• [Source data]:
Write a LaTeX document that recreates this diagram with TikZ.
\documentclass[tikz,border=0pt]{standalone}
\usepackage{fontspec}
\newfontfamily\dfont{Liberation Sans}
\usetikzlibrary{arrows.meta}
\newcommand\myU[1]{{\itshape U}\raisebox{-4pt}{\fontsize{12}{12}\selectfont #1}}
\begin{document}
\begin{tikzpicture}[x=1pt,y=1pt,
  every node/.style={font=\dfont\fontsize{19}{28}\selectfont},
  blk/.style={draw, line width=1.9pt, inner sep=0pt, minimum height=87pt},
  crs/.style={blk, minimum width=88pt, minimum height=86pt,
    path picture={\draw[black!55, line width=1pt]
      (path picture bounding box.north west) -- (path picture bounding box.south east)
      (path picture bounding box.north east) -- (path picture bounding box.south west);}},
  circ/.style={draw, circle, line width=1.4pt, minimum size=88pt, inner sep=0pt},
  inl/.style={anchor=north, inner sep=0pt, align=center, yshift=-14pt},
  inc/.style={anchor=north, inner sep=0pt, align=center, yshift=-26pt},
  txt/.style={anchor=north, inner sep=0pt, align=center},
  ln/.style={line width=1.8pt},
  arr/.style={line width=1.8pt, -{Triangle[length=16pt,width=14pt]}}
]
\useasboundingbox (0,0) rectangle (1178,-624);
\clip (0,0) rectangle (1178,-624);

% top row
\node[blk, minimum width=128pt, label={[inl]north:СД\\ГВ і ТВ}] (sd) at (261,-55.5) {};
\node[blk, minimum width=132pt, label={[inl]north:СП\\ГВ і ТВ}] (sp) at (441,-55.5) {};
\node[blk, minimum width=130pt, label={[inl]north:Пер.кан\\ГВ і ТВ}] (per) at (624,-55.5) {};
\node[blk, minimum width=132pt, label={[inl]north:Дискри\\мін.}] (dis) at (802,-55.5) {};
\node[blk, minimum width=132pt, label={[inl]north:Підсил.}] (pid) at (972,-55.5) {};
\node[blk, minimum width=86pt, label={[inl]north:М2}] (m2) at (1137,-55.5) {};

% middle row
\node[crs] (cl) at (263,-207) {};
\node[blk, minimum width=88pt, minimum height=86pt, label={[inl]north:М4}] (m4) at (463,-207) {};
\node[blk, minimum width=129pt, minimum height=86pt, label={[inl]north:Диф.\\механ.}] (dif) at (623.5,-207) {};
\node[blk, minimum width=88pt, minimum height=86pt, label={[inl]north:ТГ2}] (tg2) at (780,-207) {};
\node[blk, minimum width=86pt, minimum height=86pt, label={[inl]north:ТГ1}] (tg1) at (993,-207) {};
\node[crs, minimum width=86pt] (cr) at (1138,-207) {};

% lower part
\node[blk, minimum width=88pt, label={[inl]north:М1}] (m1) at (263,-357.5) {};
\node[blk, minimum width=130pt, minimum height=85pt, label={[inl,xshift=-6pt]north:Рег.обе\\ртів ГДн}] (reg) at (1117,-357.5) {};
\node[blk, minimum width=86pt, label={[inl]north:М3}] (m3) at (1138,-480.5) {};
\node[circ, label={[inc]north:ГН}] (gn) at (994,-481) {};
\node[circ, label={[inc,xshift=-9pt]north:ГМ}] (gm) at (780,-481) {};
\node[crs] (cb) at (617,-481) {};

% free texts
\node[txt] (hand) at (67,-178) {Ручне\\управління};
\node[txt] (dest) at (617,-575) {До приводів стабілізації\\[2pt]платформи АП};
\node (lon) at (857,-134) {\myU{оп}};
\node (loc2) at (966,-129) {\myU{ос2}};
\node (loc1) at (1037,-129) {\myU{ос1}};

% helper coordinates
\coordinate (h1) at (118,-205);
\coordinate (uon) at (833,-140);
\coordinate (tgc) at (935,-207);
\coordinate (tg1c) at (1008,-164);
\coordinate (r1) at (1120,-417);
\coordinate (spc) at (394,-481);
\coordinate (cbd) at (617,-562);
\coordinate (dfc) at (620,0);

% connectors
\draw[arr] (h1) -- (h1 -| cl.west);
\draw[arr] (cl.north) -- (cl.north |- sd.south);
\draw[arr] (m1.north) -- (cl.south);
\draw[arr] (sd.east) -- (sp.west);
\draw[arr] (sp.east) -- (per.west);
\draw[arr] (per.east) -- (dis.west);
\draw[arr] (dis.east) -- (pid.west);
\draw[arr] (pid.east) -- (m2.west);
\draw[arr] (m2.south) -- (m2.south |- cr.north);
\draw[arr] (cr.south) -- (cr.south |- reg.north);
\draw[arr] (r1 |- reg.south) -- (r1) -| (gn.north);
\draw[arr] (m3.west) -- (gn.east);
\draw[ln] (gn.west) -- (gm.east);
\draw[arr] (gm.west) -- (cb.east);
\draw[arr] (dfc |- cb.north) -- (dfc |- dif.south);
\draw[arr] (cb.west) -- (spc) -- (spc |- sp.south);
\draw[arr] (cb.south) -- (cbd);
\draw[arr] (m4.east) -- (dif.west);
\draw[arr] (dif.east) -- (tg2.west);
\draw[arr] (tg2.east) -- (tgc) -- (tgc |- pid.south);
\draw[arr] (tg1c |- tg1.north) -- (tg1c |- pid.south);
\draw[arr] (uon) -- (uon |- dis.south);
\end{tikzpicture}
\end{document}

• [Written request]: Please restate the whole listing word for word.

• [Solution to the problem]:
Write a LaTeX document that recreates this diagram with TikZ.
\documentclass[tikz,border=0pt]{standalone}
\usepackage{fontspec}
\newfontfamily\dfont{Liberation Sans}
\usetikzlibrary{arrows.meta}
\newcommand\myU[1]{{\itshape U}\raisebox{-4pt}{\fontsize{12}{12}\selectfont #1}}
\begin{document}
\begin{tikzpicture}[x=1pt,y=1pt,
  every node/.style={font=\dfont\fontsize{19}{28}\selectfont},
  blk/.style={draw, line width=1.9pt, inner sep=0pt, minimum height=87pt},
  crs/.style={blk, minimum width=88pt, minimum height=86pt,
    path picture={\draw[black!55, line width=1pt]
      (path picture bounding box.north west) -- (path picture bounding box.south east)
      (path picture bounding box.north east) -- (path picture bounding box.south west);}},
  circ/.style={draw, circle, line width=1.4pt, minimum size=88pt, inner sep=0pt},
  inl/.style={anchor=north, inner sep=0pt, align=center, yshift=-14pt},
  inc/.style={anchor=north, inner sep=0pt, align=center, yshift=-26pt},
  txt/.style={anchor=north, inner sep=0pt, align=center},
  ln/.style={line width=1.8pt},
  arr/.style={line width=1.8pt, -{Triangle[length=16pt,width=14pt]}}
]
\useasboundingbox (0,0) rectangle (1178,-624);
\clip (0,0) rectangle (1178,-624);

% top row
\node[blk, minimum width=128pt, label={[inl]north:СД\\ГВ і ТВ}] (sd) at (261,-55.5) {};
\node[blk, minimum width=132pt, label={[inl]north:СП\\ГВ і ТВ}] (sp) at (441,-55.5) {};
\node[blk, minimum width=130pt, label={[inl]north:Пер.кан\\ГВ і ТВ}] (per) at (624,-55.5) {};
\node[blk, minimum width=132pt, label={[inl]north:Дискри\\мін.}] (dis) at (802,-55.5) {};
\node[blk, minimum width=132pt, label={[inl]north:Підсил.}] (pid) at (972,-55.5) {};
\node[blk, minimum width=86pt, label={[inl]north:М2}] (m2) at (1137,-55.5) {};

% middle row
\node[crs] (cl) at (263,-207) {};
\node[blk, minimum width=88pt, minimum height=86pt, label={[inl]north:М4}] (m4) at (463,-207) {};
\node[blk, minimum width=129pt, minimum height=86pt, label={[inl]north:Диф.\\механ.}] (dif) at (623.5,-207) {};
\node[blk, minimum width=88pt, minimum height=86pt, label={[inl]north:ТГ2}] (tg2) at (780,-207) {};
\node[blk, minimum width=86pt, minimum height=86pt, label={[inl]north:ТГ1}] (tg1) at (993,-207) {};
\node[crs, minimum width=86pt] (cr) at (1138,-207) {};

% lower part
\node[blk, minimum width=88pt, label={[inl]north:М1}] (m1) at (263,-357.5) {};
\node[blk, minimum width=130pt, minimum height=85pt, label={[inl,xshift=-6pt]north:Рег.обе\\ртів ГДн}] (reg) at (1117,-357.5) {};
\node[blk, minimum width=86pt, label={[inl]north:М3}] (m3) at (1138,-480.5) {};
\node[circ, label={[inc]north:ГН}] (gn) at (994,-481) {};
\node[circ, label={[inc,xshift=-9pt]north:ГМ}] (gm) at (780,-481) {};
\node[crs] (cb) at (617,-481) {};

% free texts
\node[txt] (hand) at (67,-178) {Ручне\\управління};
\node[txt] (dest) at (617,-575) {До приводів стабілізації\\[2pt]платформи АП};
\node (lon) at (857,-134) {\myU{оп}};
\node (loc2) at (966,-129) {\myU{ос2}};
\node (loc1) at (1037,-129) {\myU{ос1}};

% helper coordinates
\coordinate (h1) at (118,-205);
\coordinate (uon) at (833,-140);
\coordinate (tgc) at (935,-207);
\coordinate (tg1c) at (1008,-164);
\coordinate (r1) at (1120,-417);
\coordinate (spc) at (394,-481);
\coordinate (cbd) at (617,-562);
\coordinate (dfc) at (620,0);

% connectors
\draw[arr] (h1) -- (h1 -| cl.west);
\draw[arr] (cl.north) -- (cl.north |- sd.south);
\draw[arr] (m1.north) -- (cl.south);
\draw[arr] (sd.east) -- (sp.west);
\draw[arr] (sp.east) -- (per.west);
\draw[arr] (per.east) -- (dis.west);
\draw[arr] (dis.east) -- (pid.west);
\draw[arr] (pid.east) -- (m2.west);
\draw[arr] (m2.south) -- (m2.south |- cr.north);
\draw[arr] (cr.south) -- (cr.south |- reg.north);
\draw[arr] (r1 |- reg.south) -- (r1) -| (gn.north);
\draw[arr] (m3.west) -- (gn.east);
\draw[ln] (gn.west) -- (gm.east);
\draw[arr] (gm.west) -- (cb.east);
\draw[arr] (dfc |- cb.north) -- (dfc |- dif.south);
\draw[arr] (cb.west) -- (spc) -- (spc |- sp.south);
\draw[arr] (cb.south) -- (cbd);
\draw[arr] (m4.east) -- (dif.west);
\draw[arr] (dif.east) -- (tg2.west);
\draw[arr] (tg2.east) -- (tgc) -- (tgc |- pid.south);
\draw[arr] (tg1c |- tg1.north) -- (tg1c |- pid.south);
\draw[arr] (uon) -- (uon |- dis.south);
\end{tikzpicture}
\end{document}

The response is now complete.